Huffman coding is one of the oldest methods of compressing data and is based on creating a Huffman tree, which is used to both encode and decode data. Huffman coding can represent data content in a more compact form by exploiting the fact that some data (for instance certain characters of the alphabet) appears more frequently in a data stream. By using encodings of different length (shorter for the most frequent characters and longer for the least frequent ones), the data consumes less space.
Now, let's learn a few terminologies related to Huffman coding:
- Coding: Coding in the context of data represents the method of representing data from one form to another.

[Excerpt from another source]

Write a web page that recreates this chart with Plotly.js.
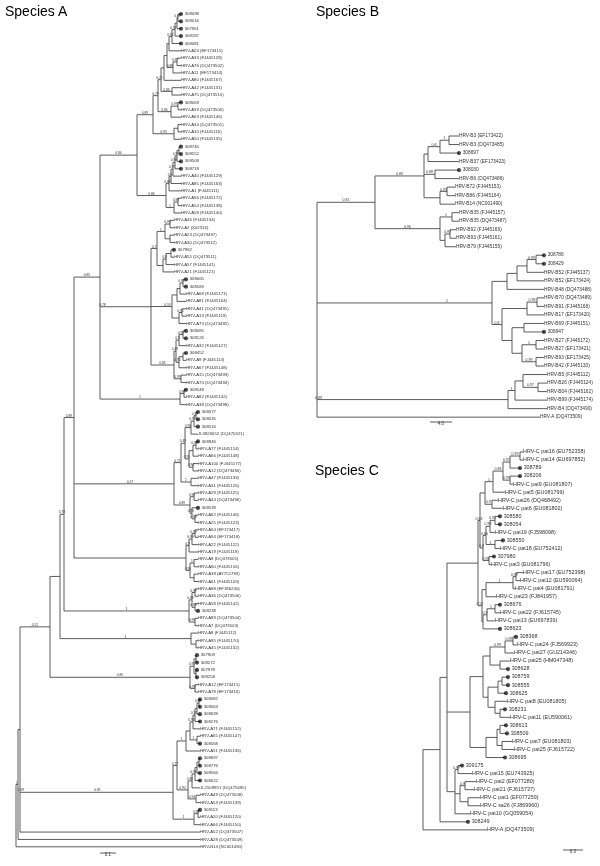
<!DOCTYPE html>
<html>
<head>
<meta charset="utf-8">
<script src="https://cdn.plot.ly/plotly-3.0.1.min.js"></script>
<style>html,body{margin:0;padding:0;background:#fff}#plot{width:600px;height:866px}.main-svg{will-change:transform}</style>
</head>
<body>
<div id="plot"></div>
<script>
// ---------------- DATA ----------------
// Leaf labels (index = leaf number used in the Newick strings). Pure numbers are study samples (drawn with a dot).
const A_labels = ["308098","308016","307961","308187","308081","HRV-A24 (EF173415)","HRV-A33 (FJ445128)","HRV-A76 (DQ473502)","HRV-A11 (EF173414)","HRV-A80 (FJ445167)",
"HRV-A42 (FJ445131)","HRV-A75 (DQ473510)","308069","HRV-A59 (DQ473500)","HRV-A63 (FJ445146)","HRV-A34 (DQ473501)","HRV-A10 (FJ445116)","HRV-A50 (FJ445135)","308746","308552",
"308508","308718","HRV-A40 (FJ445129)","HRV-A85 (FJ445163)","HRV-A1 (FJ445111)","HRV-A56 (FJ445172)","HRV-A54 (FJ445138)","HRV-A58 (FJ445140)","HRV-A46 (FJ445134)","HRV-A2 (X02316)",
"HRV-A23 (DQ473497)","HRV-A30 (DQ473512)","307962","HRV-A55 (DQ473511)","HRV-A57 (FJ445141)","HRV-A21 (FJ445121)","308065","308583","HRV-A68 (FJ445171)","HRV-A81 (FJ445164)",
"HRV-A41 (DQ473491)","HRV-A13 (FJ445119)","HRV-A73 (DQ473492)","308085","308126","HRV-A32 (FJ445127)","308452","HRV-A9 (FJ445114)","HRV-A67 (FJ445148)","HRV-A15 (DQ473493)",
"HRV-A74 (DQ473494)","308548","HRV-A82 (FJ445142)","HRV-A38 (DQ473498)","308077","308035","308516","JL3826652 (DQ475621)","308946","HRV-A77 (FJ445154)",
"HRV-A66 (FJ445148)","HRV-A100 (FJ445177)","HRV-A12 (DQ473490)","HRV-A47 (FJ445133)","HRV-A31 (FJ445126)","HRV-A29 (FJ445125)","HRV-A44 (DQ473496)","308539","HRV-A62 (FJ445146)","HRV-A25 (FJ445123)",
"HRV-A64 (EF173417)","HRV-A94 (EF173418)","HRV-A22 (FJ445122)","HRV-A19 (FJ445119)","HRV-A8 (DQ473505)","HRV-A60 (FJ445156)","HRV-A39 (AY751783)","HRV-A61 (FJ445159)","HRV-A88 (EF186240)","HRV-A36 (DQ473506)",
"HRV-A58 (FJ445142)","308238","HRV-A89 (DQ473504)","HRV-A7 (DQ473503)","HRV-A8 (FJ445112)","HRV-A95 (FJ445170)","HRV-A45 (FJ445132)","307909","308272","307978",
"308258","HRV-A12 (EF173415)","HRV-A78 (EF173416)","308082","308063","308639","308276","HRV-A71 (FJ445152)","HRV-A65 (FJ445147)","308568",
"HRV-A51 (FJ445136)","308697","308776","308566","308022","JL2509951 (DQ475685)","HRV-A49 (DQ473508)","HRV-A53 (FJ445139)","308113","HRV-A20 (FJ445120)",
"HRV-A66 (FJ445150)","HRV-A52 (DQ473507)","HRV-A28 (DQ473509)","HRV-B14 (NC001490)"];

const B_labels = ["HRV-B3 (EF173422)","HRV-B3 (DQ473485)","308697","HRV-B37 (EF173423)","308030","HRV-B6 (DQ473486)","HRV-B72 (FJ445153)","HRV-B86 (FJ445164)","HRV-B14 (NC001490)","HRV-B35 (FJ445157)",
"HRV-B35 (DQ473487)","HRV-B92 (FJ445169)","HRV-B93 (FJ445161)","HRV-B79 (FJ445155)","308786","308429","HRV-B52 (FJ445137)","HRV-B52 (EF173424)","HRV-B48 (DQ473488)","HRV-B70 (DQ473489)",
"HRV-B91 (FJ445168)","HRV-B17 (EF173420)","HRV-B69 (FJ445151)","308947","HRV-B27 (FJ445172)","HRV-B27 (EF173421)","HRV-B93 (EF173425)","HRV-B42 (FJ445130)","HRV-B5 (FJ445112)","HRV-B26 (FJ445124)",
"HRV-B04 (FJ445162)","HRV-B99 (FJ445174)","HRV-B4 (DQ473490)","HRV-A (DQ473509)"];

const C_labels = ["HRV-C pat16 (EU752358)","HRV-C pat14 (EU697852)","308789","308206","HRV-C pat9 (EU081807)","HRV-C pat5 (EU081799)","HRV-C pat26 (DQ468492)","HRV-C pat6 (EU081802)","308580","308054",
"HRV-C pat19 (FJ598098)","308550","HRV-C pat18 (EU752412)","307980","HRV-C pat3 (EU081796)","HRV-C pat17 (EU752398)","HRV-C pat12 (EU590064)","HRV-C pat4 (EU081791)","HRV-C pat23 (FJ841957)","308676",
"HRV-C pat22 (FJ615745)","HRV-C pat13 (EU697839)","308623","308368","HRV-C pat24 (FJ569923)","HRV-C pat27 (GU214346)","HRV-C pat25 (HM047348)","308628","308759","308555",
"308625","HRV-C pat8 (EU081805)","308231","HRV-C pat11 (EU590061)","308613","308509","HRV-C pat7 (EU081803)","HRV-C pat25 (FJ615722)","308695","309175",
"HRV-C pat15 (EU743925)","HRV-C pat2 (EF077280)","HRV-C pat21 (FJ615737)","HRV-C pat1 (EF077259)","HRV-C sa26 (FJ869960)","HRV-C pat10 (GQ059054)","308249","HRV-A (DQ473509)"];

// Tree topologies (Newick): leaf = index into labels, internal label = bootstrap support, :branch length
const A_T1 = "(((((0:3,1:3)0.99:1,2:4):2,3:6)0.97:3,4:9)0.82:3,5:12)";
const A_T2 = "((6:4,7:4)0.97:4,8:8)0.88";
const A_T5 = "((12:3,13:3)0.99:7,14:10)0.84";
const A_T7 = "((15:3,16:3):4,17:7)0.93";
const A_X172 = "((((" + A_T1 + ":2," + A_T2 + ":6):3,9:17):3,(10:9,11:9)0.86:11)0.71:3," + A_T5 + ":13)0.79:5," + A_T7 + ":21)0.89";
const A_X185 = "(((((((18:2,19:2):2,20:4)0.99:2,21:6)0.98:2,22:8)0.97:2,23:10)0.9:2,24:12)0.88:3,((25:3,26:3)0.99:4,27:7)1:8)0.86";
const A_V = "(((28:4,29:4)0.99:5,(30:4,31:4):5)1:8,(((32:3,33:3):5,34:8)0.8:3,35:11):6)0.7";
const A_W = "(((((36:3,37:3)0.99:3,38:6):3,39:9):5,((40:4,41:4)0.95:3,42:7):7)0.59";
const A_Y = "((((43:3,44:3)0.99:4,45:7)0.9:3,((46:3,47:3):4,48:7)0.95:3)0.49:2,(49:5,50:5)0.99:7)0.85";
const A_C51 = "((51:2,52:2)0.99:4,53:6)1";
const A_Top = "((((((54:2,55:2)0.99:2,56:4)0.97:3,57:7)0.96:6,(((58:2,59:2)0.99:3,60:5):4,(61:5,62:5)0.94:4)0.95:4)0.49:4,(63:7,64:7)1:10)0.71";
const A_Bot = "((65:4,66:4)0.92:4,(67:6,(68:3,69:3)0.98:3)0.95:2)0.89";
const A_C70 = "((((70:3,71:3)0.99:3,72:6)0.99:3,73:9)0.9:3,((74:4,75:4)1:4,(76:4,77:4):4)0.99:4)";
const A_C78 = "(((78:3,79:3)0.99:3,(80:3,81:3)0.99:3)0.89:3,(82:3,83:3)0.99:6)1";
const A_C84 = "(84:7,(85:2,86:2):5)1";
const A_C87 = "(((87:1,88:1):2,(89:1,90:1):2)0.95:4,(91:3,92:3)0.99:5)0.85";
const A_C93 = "((((((((93:1,94:1)0.99:2,95:3):2,96:5)0.92:2,97:7)0.94:3,(98:3,99:3)1:7):4,100:14)1:9,(((((101:1,102:1):2,103:3):2,104:5)0.96:3,105:8)0.86:4,(106:4,107:4)0.94:8)0.90:11)0.77";
const A_C108 = "((108:2,109:2)0.99:4,110:6)1";
const A_core = "((((((((" + A_X172 + ":16," + A_X185 + ":29)0.84:37,((" + A_V + ":6," + A_W + ":9):12," + A_Y + ":23):46)0.78:5," + A_C51 + ":80)0.85:26,(" + A_Top + ":7," + A_Bot + ":16)0.27:88):12," + A_C70 + ":112)0.89:10," + A_C78 + ":125)0.78:4," + A_C84 + ":131):10," + A_C87 + ":140)0.52";
const A_newick = "((((" + A_core + ":30,(" + A_C93 + ":4," + A_C108 + ":21)0.81:151)0.99:2,111:180):2,112:182)1:2,113:184);";

const B_newick = "((((((((((0:10,1:10)1:9,2:19)0.8:12,3:31):4,(4:24,5:24)0.88:11,((6:8,7:8)0.93:7,8:15):16)0.89:49,((9:7,10:7)1:12,((11:6,12:6)0.97:5,13:11):5)0.96:65)0.81:58," +
  "((((((14:8,15:8)0.99:9,16:17):10,17:27):10,18:37):15,(((19:7,20:7)0.98:10,21:17):25,((22:20,23:20):12,((24:8,25:8)1:14,(26:8,27:8)0.99:14):10):10)0.8:10)1:90):85," +
  "((((28:24,(29:9,30:9)0.97:15):8,31:32)1:7,32:39):188)0.89:3,33:223);";

const C_G1 = "(((((((0:3,1:3)0.99:10,2:10)0.97:7,(3:10,4:3)0.99:7)0.88:10,5:12)1:8,(6:6,7:11)0.9:7):5,((((8:5,9:5)0.91:5,10:5)0.93:4,(11:8,12:5)1:9)0.86:3,(13:5,14:2)0.98:6)0.9:3)0.63:2," +
  "((((15:7,16:4)0.99:3,17:2)1:27,18:10):4,(((19:5,20:5)1:8,21:8)0.9:4,22:17):1)0.51:4)";
const C_G2 = "((((((23:3,24:4)0.99:8,25:9)0.99:15,(26:10,27:8):10):7,(((28:6,29:6):4,30:8):10,(31:12,(32:5,33:10):5):7):5):13,(((34:6,35:7):3,(36:10,37:12):5):11,38:19):16)";
const C_K = "((39:4,40:14)0.99:3,((41:11,42:9)0.9:5,(43:12,44:12):8):5,45:15)";
const C_newick = "((((" + C_G1 + ":31," + C_G2 + ":18):5," + C_K + ":8):7,46:28):17,47:64);";

const titles = ["Species A", "Species B", "Species C"];
const scaleLabels = ["0.1", "4.0", "0.3"];
const scaleLengths = [16, 22, 20];

// ---------------- LAYOUT (positions / styles) ----------------
const W = 600, H = 866;
const trees = [
  {nwk: A_newick, labels: A_labels, rootPx: 16, y0: 14, dy: 7.37, fs: 4.3, sfs: 3.3, ax: ["x","y"], title: [3, 11], scale: [100, 853]},
  {nwk: B_newick, labels: B_labels, rootPx: 317, y0: 136, dy: 8.52, fs: 4.8, sfs: 3.5, ax: ["x2","y2"], title: [314, 11], scale: [430, 422]},
  {nwk: C_newick, labels: C_labels, rootPx: 423, y0: 452, dy: 8.04, fs: 5.4, sfs: 3.5, ax: ["x3","y3"], title: [313, 470], scale: [563, 850]}
];
const lineColor = "#4a4a4a";
const textColor = "#333333";
const fontFam = "Liberation Sans, Arial, sans-serif";

function parseNewick(str) {
  let i = 0;
  function node() {
    const n = {children: [], name: "", len: 0};
    if (str[i] === "(") {
      i++;
      n.children.push(node());
      while (str[i] === ",") { i++; n.children.push(node()); }
      i++;
    }
    let name = "";
    while (i < str.length && ",:();".indexOf(str[i]) < 0) name += str[i++];
    n.name = name.trim();
    if (str[i] === ":") {
      i++; let num = "";
      while (i < str.length && ",();".indexOf(str[i]) < 0) num += str[i++];
      n.len = parseFloat(num);
    }
    return n;
  }
  return node();
}
function place(n, depth) {
  n.x = depth + n.len;
  if (!n.children.length) { n.y = parseInt(n.name, 10); return; }
  n.children.forEach(c => place(c, n.x));
  n.y = (n.children[0].y + n.children[n.children.length - 1].y) / 2;
}

const data = [];
const layout = {
  width: W, height: H, margin: {l: 0, r: 0, t: 0, b: 0},
  paper_bgcolor: "#fff", plot_bgcolor: "rgba(0,0,0,0)", showlegend: false,
  annotations: []
};

trees.forEach((t, k) => {
  const root = parseNewick(t.nwk);
  place(root, 0);
  const lx = [], ly = [], sx = [], sy = [], st = [], leaves = [];
  (function walk(n, p) {
    if (p) { lx.push(p.x, n.x, null); ly.push(n.y, n.y, null); }
    if (n.children.length) {
      lx.push(n.x, n.x, null);
      ly.push(n.children[0].y, n.children[n.children.length - 1].y, null);
      if (p && n.name) { sx.push((p.x + n.x) / 2); sy.push(n.y); st.push(n.name); }
      n.children.forEach(c => walk(c, n));
    } else leaves.push(n);
  })(root, null);

  const xa = t.ax[0], ya = t.ax[1];
  data.push({type: "scatter", mode: "lines", x: lx, y: ly, xaxis: xa, yaxis: ya,
    line: {color: lineColor, width: 0.9}, hoverinfo: "skip"});
  data.push({type: "scatter", mode: "text", x: sx, y: sy, text: st, xaxis: xa, yaxis: ya,
    textposition: "top center", textfont: {family: fontFam, size: t.sfs, color: textColor}, cliponaxis: false, hoverinfo: "skip"});
  const isSample = leaves.map(l => /^\d+$/.test(t.labels[+l.name]));
  data.push({type: "scatter", mode: "markers+text",
    x: leaves.map(l => l.x), y: leaves.map(l => l.y),
    text: leaves.map(l => t.labels[+l.name]), xaxis: xa, yaxis: ya,
    marker: {color: "#000", size: isSample.map(s => s ? 4.2 : 0), line: {width: 0}},
    textposition: "middle right", textfont: {family: fontFam, size: t.fs, color: textColor},
    cliponaxis: false, hoverinfo: "skip"});

  const sfx = k === 0 ? "" : String(k + 1);
  layout["xaxis" + sfx] = {domain: [0, 1], range: [-t.rootPx, W - t.rootPx], visible: false, fixedrange: true};
  layout["yaxis" + sfx] = {domain: [0, 1], range: [(H - t.y0) / t.dy, -t.y0 / t.dy], visible: false, fixedrange: true};
  if (k > 0) { layout["xaxis" + sfx].overlaying = "x"; layout["yaxis" + sfx].overlaying = "y"; }

  const bx = t.scale[0] - t.rootPx, by = (t.scale[1] - t.y0) / t.dy;
  data.push({type: "scatter", mode: "lines", x: [bx, bx + scaleLengths[k]], y: [by, by], xaxis: xa, yaxis: ya,
    line: {color: lineColor, width: 0.9}, hoverinfo: "skip"});
  data.push({type: "scatter", mode: "text", x: [bx + scaleLengths[k] / 2], y: [by], text: [scaleLabels[k]], xaxis: xa, yaxis: ya,
    textposition: "bottom center", textfont: {family: fontFam, size: 4.5, color: textColor}, cliponaxis: false, hoverinfo: "skip"});

  layout.annotations.push({text: titles[k], xref: "paper", yref: "paper", x: t.title[0] / W, y: 1 - t.title[1] / H,
    xanchor: "left", yanchor: "middle", showarrow: false, font: {family: fontFam, size: 14, color: "#000"}});
});

Plotly.newPlot("plot", data, layout, {staticPlot: true, displayModeBar: false});
</script>
</body>
</html>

We would like the resultant form to be concise.
- Codeword: A particular character in encoded form is called a codeword.
- Fixed-length coding: This is when each encoded character, that is, codeword, uses the same number of bits.

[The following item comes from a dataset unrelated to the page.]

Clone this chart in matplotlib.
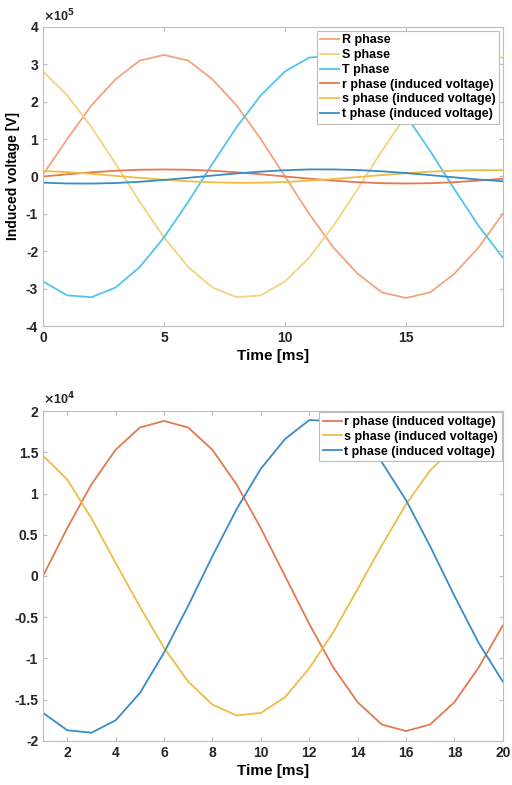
import matplotlib
matplotlib.use("Agg")
import matplotlib.pyplot as plt

plt.rcParams["font.family"] = ["Liberation Sans", "DejaVu Sans"]
plt.rcParams["font.weight"] = "bold"
plt.rcParams["axes.unicode_minus"] = False

# time axes [ms]
t_top = list(range(0, 20))
t_bot = list(range(1, 21))

# supply phases, in units of 1e5 V
R_phase = [0.05, 1.0, 1.9, 2.6, 3.1, 3.25, 3.1, 2.6, 1.9, 1.0,
           0.0, -1.0, -1.9, -2.6, -3.1, -3.25, -3.1, -2.6, -1.9, -1.0]
S_phase = [2.81, 2.17, 1.32, 0.34, -0.68, -1.63, -2.42, -2.97, -3.23, -3.18,
           -2.81, -2.17, -1.32, -0.34, 0.68, 1.63, 2.42, 2.97, 3.23, 3.18]
T_phase = [-2.81, -3.18, -3.23, -2.97, -2.42, -1.63, -0.68, 0.34, 1.32, 2.17,
           2.81, 3.18, 3.23, 2.97, 2.42, 1.63, 0.68, -0.34, -1.32, -2.17]

# induced voltages, in units of 1e4 V
r_ind = [0.0, 0.58, 1.11, 1.53, 1.8, 1.88, 1.8, 1.53, 1.11, 0.58,
         0.0, -0.58, -1.11, -1.53, -1.8, -1.88, -1.8, -1.53, -1.11, -0.6]
s_ind = [1.46, 1.17, 0.7, 0.16, -0.37, -0.87, -1.28, -1.56, -1.69, -1.66,
         -1.47, -1.12, -0.68, -0.16, 0.37, 0.87, 1.28, 1.56, 1.69, 1.66]
t_ind = [-1.66, -1.87, -1.9, -1.75, -1.42, -0.93, -0.36, 0.24, 0.81, 1.3,
         1.66, 1.89, 1.88, 1.72, 1.38, 0.92, 0.36, -0.24, -0.81, -1.28]

col_R, col_S, col_T = "#F1A47E", "#F5D37E", "#52C4EC"
col_r, col_s, col_t = "#E07A50", "#EDBD45", "#3A8CC6"
edge = "#BDBDBD"


def style(ax):
    for sp in ax.spines.values():
        sp.set_color(edge)
        sp.set_linewidth(0.8)
    ax.tick_params(direction="in", top=True, right=True, length=3,
                   color=edge, labelsize=10, labelcolor="#262626")
    for lab in ax.get_xticklabels() + ax.get_yticklabels():
        lab.set_fontweight("bold")


def legend(ax, pad):
    leg = ax.legend(loc="upper right", handlelength=1.5,
                    handletextpad=0.2, labelspacing=0.22, borderaxespad=pad,
                    borderpad=0.3, fancybox=False, framealpha=1,
                    prop={"weight": "bold", "size": 9})
    leg.get_frame().set_edgecolor(edge)
    leg.get_frame().set_linewidth(0.8)


fig = plt.figure(figsize=(5.12, 7.85), dpi=100)

ax1 = fig.add_axes([0.084, 0.5847, 0.898, 0.381])
ax1.plot(t_top, R_phase, color=col_R, lw=1.3, label="R phase")
ax1.plot(t_top, S_phase, color=col_S, lw=1.3, label="S phase")
ax1.plot(t_top, T_phase, color=col_T, lw=1.3, label="T phase")
ax1.plot(t_top, [v / 10 for v in r_ind], color=col_r, lw=1.3,
         label="r phase (induced voltage)")
ax1.plot(t_top, [v / 10 for v in s_ind], color=col_s, lw=1.3,
         label="s phase (induced voltage)")
ax1.plot(t_top, [v / 10 for v in t_ind], color=col_t, lw=1.3,
         label="t phase (induced voltage)")
ax1.set_xlim(0, 19)
ax1.set_ylim(-4, 4)
ax1.set_xticks([0, 5, 10, 15])
ax1.set_yticks(range(-4, 5))
ax1.set_xlabel("Time [ms]", fontsize=11, fontweight="bold", labelpad=3)
ax1.set_ylabel("Induced voltage [V]", fontsize=10, fontweight="bold", labelpad=4)
ax1.text(0.0, 1.01, r"$\times$10$^5$", transform=ax1.transAxes,
         fontsize=9, color="#262626", ha="left", va="bottom")
style(ax1)
legend(ax1, 0.3)

ax2 = fig.add_axes([0.084, 0.0561, 0.898, 0.4203])
ax2.plot(t_bot, r_ind, color=col_r, lw=1.3, label="r phase (induced voltage)")
ax2.plot(t_bot, s_ind, color=col_s, lw=1.3, label="s phase (induced voltage)")
ax2.plot(t_bot, t_ind, color=col_t, lw=1.3, label="t phase (induced voltage)")
ax2.set_xlim(1, 20)
ax2.set_ylim(-2, 2)
ax2.set_xticks(range(2, 21, 2))
yt = [-2, -1.5, -1, -0.5, 0, 0.5, 1, 1.5, 2]
ax2.set_yticks(yt)
ax2.set_yticklabels([f"{v:g}" for v in yt])
ax2.set_xlabel("Time [ms]", fontsize=11, fontweight="bold", labelpad=3)
ax2.text(0.0, 1.01, r"$\times$10$^4$", transform=ax2.transAxes,
         fontsize=9, color="#262626", ha="left", va="bottom")
style(ax2)
legend(ax2, 0.1)

fig.savefig("out.png", dpi=100)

- Variable-length coding: Codewords can use a different number of bits.
- Evaluation of code: This is the expected number of bits per codeword.
- Prefix free codes: This means that no codeword is a prefix of any other codeword.
- Decoding: This means that a variable-length code must be free from any prefix.
For understanding the last two terms, you need to have a look at this table first:
character | frequency | fixed length code | variable length code |
L | .45 | 000 | 0 |
M | .13 | 001 | 101 |
N | .12 | 010 | 100 |
X | .16 | 011 | 111 |
Y | .09 | 100 | 1101 |
Z | .05 | 101 | 1100 |
Now, we can infer the following:
- Fixed length code: The fixed-length code for this table is 3.
- Variable length code: The variable-length code for this table is 45(1) + .13(3) + .12(3) + .16(3) + .09(4) + .05(4) = 2.24.
The following diagram shows the Huffman tree created from the preceding example:
Note that Huffman encoding is about converting data into a Huffman tree that enables compression. Decoding or decompression brings the data back to the original format.